Úlfur has designed a number of custom electronic instruments which he uses in his compositions. In 2018 he revealed his Segulharpa, a 25-string electromagnetic harp that uses electromagnetic actuation circuitry to produce its tone. The instrument is either played by touching the capacitive metal sensor keys on the front panel, or programming the instrument using MIDI.
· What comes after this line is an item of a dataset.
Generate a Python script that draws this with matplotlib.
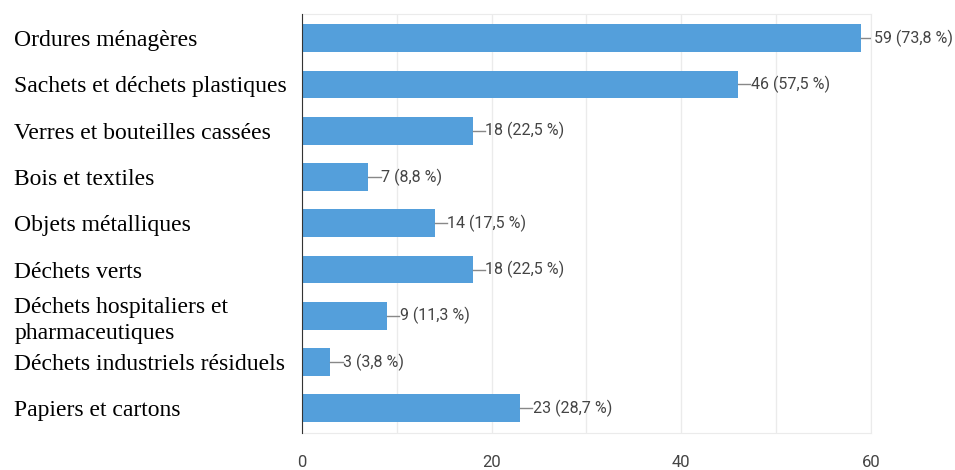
import matplotlib.pyplot as plt

categories = [
    "Ordures ménagères",
    "Sachets et déchets plastiques",
    "Verres et bouteilles cassées",
    "Bois et textiles",
    "Objets métalliques",
    "Déchets verts",
    "Déchets hospitaliers et\npharmaceutiques",
    "Déchets industriels résiduels",
    "Papiers et cartons",
]
counts = [59, 46, 18, 7, 14, 18, 9, 3, 23]
percents = ["73,8", "57,5", "22,5", "8,8", "17,5", "22,5", "11,3", "3,8", "28,7"]
x_ticks = [0, 20, 40, 60]

sans = ["Roboto", "DejaVu Sans"]

fig = plt.figure(figsize=(9.55, 4.7), dpi=100)
ax = fig.add_axes([0.316, 0.079, 0.596, 0.891])

bar_color = "#549fdb"
y = list(range(len(categories)))
ax.barh(y, counts, height=0.6, color=bar_color, zorder=3)

# étiquettes de valeur avec petit trait
for yi, c, p in zip(y, counts, percents):
    ax.plot([c, c + 1.3], [yi, yi], color="#888888", lw=1, zorder=3)
    ax.text(c + 1.35, yi, f"{c} ({p} %)", va="center", ha="left",
            fontsize=11.5, color="#444444", family=sans)

ax.set_xlim(0, 60)
ax.set_ylim(8.53, -0.52)
ax.set_xticks(x_ticks)
ax.set_xticks(range(0, 61, 10), minor=True)
ax.xaxis.grid(True, which="both", color="#ebebeb", lw=1, zorder=0)
ax.tick_params(axis="x", which="both", length=0, pad=16, labelsize=12,
               labelcolor="#444444")
for lab in ax.get_xticklabels():
    lab.set_family(sans)

ax.set_yticks(y)
ax.set_yticklabels(categories, ha="left", fontsize=17, family="Liberation Serif",
                   linespacing=1.3)
ax.tick_params(axis="y", length=0, pad=207)

for s in ["top", "right", "bottom"]:
    ax.spines[s].set_color("#ebebeb")
ax.spines["left"].set_color("#333333")
ax.spines["left"].set_zorder(4)

fig.savefig("out.png", dpi=100)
The development of the instrument was partially funded by the Icelandic Centre for Research.

==Discography==

===Sweaty Psalms (2008)===
1. "Ljósvaki"
2. "Sweaty Psalms"
3. "Sundance"
4. "Giants"
5. "Langoliers"
6. "Mardi Gras"
7. "Common Wealth"
8. "Panacea"
9. "Wookiee"
10. "BLCK"
11. "Vultures"

===White Mountain (2013)===
1. "Evoke Ewok"
2. "So Very Strange"
3. "Black Shore"
4. "Heaven in a Wildflower"
5. "White Mountain"
6. "Knoll of Juniper"
7. "Molasses"

===Arborescence (2017)===
1. "Arborescence"
2. "Tómið Titrar"
3. "Rhinoceros"
4. "Fovea"
5. "Serpentine"
6. "Weightlessness"
7. "Vakandi"

'Arborescence' was recorded and produced at the Figure Eight Recording studio in Brooklyn, NYC. The title track was originally written for Orchestre philharmonique de Radio France.

Arborescence was produced by Randall Dunn (Sunn O))), Earth (American band), Marissa Nadler, etc.

==Selected orchestral and chamber works==

===Arborescence (2017)===
Orchestral piece written for microtonal string orchestra by commission from conductor Daníel Bjarnason, premiered by the Iceland Symphony Orchestra at the Dark Music Days Festival in 2017.

===Weightlessness (2016)===
Music written for the Klais Orgelbau orchestral organ in the Hallgrímskirkja cathedral in Reykjavík, Iceland. The organ was previously prepared by the composer to allow for microtonal tuning of each individual pipe. Weightlessness was premiered at the Dark Music Days Festival in 2016, and later released as part of the composers solo album Arborescence in 2017.

===Innstirni (2016)===
Solo piano piece written by commission from pianist Edda Erlendsdóttir. Premiered at the Dark Music Days Festival in 2016.

===Interwoven (2015)===
Orchestral piece written for microtonal string orchestra by commission from Israeli conductor Ilan Volkov, woodwinds and percussion. Premiered by the Iceland Symphony Orchestra at the Tectonics Festival in 2015.